> **Job**: Repeat only the lines running from the beginning of the material through the line that contains "import numpy as np".

Excerpt from a dataset
_ _ _
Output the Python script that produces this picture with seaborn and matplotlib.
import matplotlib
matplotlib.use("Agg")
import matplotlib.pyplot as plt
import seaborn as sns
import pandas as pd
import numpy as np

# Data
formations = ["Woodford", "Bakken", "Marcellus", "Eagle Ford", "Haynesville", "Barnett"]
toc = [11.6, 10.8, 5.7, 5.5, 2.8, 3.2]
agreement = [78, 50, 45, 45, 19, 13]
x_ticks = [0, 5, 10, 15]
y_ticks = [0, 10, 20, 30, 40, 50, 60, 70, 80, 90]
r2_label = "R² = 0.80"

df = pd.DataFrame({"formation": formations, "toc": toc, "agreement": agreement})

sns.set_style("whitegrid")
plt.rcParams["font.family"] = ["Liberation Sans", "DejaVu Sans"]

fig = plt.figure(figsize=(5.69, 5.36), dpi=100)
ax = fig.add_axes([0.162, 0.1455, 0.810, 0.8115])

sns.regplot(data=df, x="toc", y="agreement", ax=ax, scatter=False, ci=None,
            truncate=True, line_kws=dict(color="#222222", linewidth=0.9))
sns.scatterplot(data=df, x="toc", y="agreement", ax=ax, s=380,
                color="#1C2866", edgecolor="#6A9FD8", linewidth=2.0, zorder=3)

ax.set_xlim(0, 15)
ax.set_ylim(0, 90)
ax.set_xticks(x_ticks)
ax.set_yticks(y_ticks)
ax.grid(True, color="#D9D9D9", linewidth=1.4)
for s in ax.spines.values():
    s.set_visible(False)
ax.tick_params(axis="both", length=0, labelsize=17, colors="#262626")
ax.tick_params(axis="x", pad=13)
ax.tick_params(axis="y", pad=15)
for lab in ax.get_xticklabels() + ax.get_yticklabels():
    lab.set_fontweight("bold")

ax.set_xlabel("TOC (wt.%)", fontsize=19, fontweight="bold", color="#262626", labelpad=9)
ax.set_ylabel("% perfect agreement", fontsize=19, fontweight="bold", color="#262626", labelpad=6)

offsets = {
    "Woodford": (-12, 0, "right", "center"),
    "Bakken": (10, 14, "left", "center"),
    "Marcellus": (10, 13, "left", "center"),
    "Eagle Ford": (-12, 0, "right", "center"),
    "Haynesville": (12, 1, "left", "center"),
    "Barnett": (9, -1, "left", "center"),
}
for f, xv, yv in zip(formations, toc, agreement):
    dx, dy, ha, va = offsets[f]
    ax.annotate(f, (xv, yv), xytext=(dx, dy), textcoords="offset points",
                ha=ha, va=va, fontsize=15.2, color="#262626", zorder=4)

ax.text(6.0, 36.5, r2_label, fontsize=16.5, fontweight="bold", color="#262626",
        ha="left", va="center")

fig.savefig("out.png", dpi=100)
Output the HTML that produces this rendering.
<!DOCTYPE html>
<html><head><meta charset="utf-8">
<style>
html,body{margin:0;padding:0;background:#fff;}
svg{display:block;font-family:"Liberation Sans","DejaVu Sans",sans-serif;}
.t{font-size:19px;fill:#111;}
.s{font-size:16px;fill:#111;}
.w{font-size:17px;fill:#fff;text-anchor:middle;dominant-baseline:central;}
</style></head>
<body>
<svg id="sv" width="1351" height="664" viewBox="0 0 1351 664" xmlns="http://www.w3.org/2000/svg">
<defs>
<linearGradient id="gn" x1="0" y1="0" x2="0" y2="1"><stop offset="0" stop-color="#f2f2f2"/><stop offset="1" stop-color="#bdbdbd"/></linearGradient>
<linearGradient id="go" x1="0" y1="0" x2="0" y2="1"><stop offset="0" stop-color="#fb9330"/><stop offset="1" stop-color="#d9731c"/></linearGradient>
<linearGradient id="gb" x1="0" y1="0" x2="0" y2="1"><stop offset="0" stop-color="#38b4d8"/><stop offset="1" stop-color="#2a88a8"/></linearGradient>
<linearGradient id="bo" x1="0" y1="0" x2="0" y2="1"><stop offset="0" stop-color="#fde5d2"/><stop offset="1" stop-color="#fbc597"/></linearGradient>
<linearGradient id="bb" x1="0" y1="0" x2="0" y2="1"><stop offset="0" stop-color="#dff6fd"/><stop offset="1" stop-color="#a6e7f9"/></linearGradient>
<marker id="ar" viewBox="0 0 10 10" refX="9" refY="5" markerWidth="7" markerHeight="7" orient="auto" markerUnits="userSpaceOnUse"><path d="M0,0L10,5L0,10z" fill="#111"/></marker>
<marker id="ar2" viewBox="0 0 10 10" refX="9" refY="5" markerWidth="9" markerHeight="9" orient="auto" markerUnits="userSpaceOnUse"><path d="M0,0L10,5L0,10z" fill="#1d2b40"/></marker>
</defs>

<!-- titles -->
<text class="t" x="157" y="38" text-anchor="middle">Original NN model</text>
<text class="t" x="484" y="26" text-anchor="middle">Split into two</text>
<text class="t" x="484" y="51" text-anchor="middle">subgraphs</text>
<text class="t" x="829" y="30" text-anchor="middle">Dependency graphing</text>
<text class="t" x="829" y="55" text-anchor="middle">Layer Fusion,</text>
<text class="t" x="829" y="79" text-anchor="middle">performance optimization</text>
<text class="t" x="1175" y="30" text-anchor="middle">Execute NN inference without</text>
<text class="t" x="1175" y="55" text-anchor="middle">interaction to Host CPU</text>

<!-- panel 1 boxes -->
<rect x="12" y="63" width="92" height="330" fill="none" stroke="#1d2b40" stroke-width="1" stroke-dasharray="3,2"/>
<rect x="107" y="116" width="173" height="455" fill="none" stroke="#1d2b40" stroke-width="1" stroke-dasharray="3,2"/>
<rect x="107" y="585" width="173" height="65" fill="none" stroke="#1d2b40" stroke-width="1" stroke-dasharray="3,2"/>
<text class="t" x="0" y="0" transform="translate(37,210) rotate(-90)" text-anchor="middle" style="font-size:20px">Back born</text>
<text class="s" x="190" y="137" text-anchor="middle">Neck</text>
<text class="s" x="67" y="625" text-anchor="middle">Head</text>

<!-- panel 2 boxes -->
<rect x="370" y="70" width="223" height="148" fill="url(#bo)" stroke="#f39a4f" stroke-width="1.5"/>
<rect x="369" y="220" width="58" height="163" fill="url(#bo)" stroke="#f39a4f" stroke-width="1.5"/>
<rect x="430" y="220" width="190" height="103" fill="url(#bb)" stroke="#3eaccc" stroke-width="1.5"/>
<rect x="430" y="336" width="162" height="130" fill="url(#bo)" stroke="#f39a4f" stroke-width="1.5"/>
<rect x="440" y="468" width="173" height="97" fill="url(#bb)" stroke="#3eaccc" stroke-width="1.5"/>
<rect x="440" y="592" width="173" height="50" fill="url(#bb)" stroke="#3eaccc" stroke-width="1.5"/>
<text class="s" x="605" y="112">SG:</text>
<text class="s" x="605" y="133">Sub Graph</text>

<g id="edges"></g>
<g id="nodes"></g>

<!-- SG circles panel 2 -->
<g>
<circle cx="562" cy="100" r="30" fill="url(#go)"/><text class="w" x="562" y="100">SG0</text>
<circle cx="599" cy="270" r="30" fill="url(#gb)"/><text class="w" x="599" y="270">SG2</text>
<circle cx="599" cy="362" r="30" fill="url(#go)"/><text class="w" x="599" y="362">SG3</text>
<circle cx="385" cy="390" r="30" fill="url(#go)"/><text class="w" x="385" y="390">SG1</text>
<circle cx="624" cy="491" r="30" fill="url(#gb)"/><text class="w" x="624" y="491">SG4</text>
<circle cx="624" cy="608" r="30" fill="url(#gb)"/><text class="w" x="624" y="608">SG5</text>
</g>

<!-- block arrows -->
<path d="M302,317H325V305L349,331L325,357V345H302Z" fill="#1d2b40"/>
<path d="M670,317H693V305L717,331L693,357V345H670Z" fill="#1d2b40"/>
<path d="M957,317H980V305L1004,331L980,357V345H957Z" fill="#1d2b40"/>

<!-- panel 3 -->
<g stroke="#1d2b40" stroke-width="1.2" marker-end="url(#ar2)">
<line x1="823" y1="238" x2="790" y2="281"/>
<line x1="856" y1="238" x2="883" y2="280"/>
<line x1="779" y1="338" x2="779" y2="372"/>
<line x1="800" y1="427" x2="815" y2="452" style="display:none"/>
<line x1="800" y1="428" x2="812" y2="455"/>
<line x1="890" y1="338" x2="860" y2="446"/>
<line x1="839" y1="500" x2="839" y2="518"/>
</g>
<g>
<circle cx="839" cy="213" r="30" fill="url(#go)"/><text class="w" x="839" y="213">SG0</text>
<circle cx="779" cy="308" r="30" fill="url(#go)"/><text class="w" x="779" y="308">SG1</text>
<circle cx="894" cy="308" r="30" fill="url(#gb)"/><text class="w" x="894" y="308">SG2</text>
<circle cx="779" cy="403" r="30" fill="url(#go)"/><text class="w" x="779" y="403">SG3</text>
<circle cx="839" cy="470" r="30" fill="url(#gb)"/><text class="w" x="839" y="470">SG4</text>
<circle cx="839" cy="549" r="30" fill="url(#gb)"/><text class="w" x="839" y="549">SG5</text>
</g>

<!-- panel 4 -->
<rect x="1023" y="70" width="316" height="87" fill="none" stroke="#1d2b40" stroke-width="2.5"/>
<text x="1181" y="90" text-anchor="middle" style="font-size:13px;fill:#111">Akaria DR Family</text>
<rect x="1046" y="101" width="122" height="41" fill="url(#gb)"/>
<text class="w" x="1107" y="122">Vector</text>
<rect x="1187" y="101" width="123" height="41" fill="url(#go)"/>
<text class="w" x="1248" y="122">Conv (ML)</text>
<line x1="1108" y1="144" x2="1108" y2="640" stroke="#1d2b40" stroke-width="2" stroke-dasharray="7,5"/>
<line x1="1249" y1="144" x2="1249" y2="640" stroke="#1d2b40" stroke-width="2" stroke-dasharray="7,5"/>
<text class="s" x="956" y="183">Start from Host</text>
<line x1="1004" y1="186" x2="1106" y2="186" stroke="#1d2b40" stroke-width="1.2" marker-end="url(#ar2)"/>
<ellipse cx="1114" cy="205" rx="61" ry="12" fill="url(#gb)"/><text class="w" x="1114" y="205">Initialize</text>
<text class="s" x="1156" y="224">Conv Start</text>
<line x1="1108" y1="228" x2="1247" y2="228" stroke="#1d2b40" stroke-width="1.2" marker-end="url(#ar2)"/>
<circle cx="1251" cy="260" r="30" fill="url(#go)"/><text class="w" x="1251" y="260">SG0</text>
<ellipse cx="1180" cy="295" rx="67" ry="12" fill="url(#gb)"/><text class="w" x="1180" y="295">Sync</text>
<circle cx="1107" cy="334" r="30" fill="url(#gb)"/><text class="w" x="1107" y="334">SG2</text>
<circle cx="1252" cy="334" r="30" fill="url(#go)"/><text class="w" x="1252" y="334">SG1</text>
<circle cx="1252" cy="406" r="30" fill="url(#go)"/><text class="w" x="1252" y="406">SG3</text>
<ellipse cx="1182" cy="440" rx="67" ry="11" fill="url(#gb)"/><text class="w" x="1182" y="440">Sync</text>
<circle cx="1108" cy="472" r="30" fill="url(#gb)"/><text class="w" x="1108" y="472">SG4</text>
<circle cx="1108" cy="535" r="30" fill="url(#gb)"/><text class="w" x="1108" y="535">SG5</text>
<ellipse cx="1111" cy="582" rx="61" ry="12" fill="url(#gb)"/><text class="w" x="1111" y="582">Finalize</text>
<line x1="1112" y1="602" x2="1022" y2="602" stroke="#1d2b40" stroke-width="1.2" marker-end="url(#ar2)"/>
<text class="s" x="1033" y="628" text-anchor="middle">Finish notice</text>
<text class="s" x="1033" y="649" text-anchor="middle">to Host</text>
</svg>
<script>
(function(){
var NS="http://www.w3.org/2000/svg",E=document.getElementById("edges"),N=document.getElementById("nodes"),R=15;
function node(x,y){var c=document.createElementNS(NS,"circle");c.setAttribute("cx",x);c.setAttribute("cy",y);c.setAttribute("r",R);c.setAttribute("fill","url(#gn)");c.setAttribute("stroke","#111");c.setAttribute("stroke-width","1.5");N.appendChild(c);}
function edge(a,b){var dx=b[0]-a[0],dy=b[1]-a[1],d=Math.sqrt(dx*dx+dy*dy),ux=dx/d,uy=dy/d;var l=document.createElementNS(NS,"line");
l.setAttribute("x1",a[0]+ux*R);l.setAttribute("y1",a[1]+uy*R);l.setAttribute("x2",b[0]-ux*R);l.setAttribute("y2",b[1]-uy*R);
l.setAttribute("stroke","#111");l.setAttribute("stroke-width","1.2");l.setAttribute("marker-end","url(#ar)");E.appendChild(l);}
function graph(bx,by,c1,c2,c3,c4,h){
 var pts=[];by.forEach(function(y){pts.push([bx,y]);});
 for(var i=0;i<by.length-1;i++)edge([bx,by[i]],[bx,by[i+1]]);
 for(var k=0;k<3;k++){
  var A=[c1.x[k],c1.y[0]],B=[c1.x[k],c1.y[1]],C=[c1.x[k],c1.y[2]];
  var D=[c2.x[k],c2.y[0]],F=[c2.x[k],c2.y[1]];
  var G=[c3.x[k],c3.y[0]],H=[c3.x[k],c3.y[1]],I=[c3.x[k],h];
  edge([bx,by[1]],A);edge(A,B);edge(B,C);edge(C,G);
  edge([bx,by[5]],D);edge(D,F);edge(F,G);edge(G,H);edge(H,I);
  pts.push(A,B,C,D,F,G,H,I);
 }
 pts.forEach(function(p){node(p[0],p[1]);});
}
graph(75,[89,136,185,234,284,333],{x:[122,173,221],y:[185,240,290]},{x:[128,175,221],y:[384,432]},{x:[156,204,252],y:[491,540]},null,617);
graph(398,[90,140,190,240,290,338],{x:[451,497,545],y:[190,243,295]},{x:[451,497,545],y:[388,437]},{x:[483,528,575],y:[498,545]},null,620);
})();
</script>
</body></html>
_ _ _
> **Result**:
Output the Python script that produces this picture with seaborn and matplotlib.
import matplotlib
matplotlib.use("Agg")
import matplotlib.pyplot as plt
import seaborn as sns
import pandas as pd
import numpy as np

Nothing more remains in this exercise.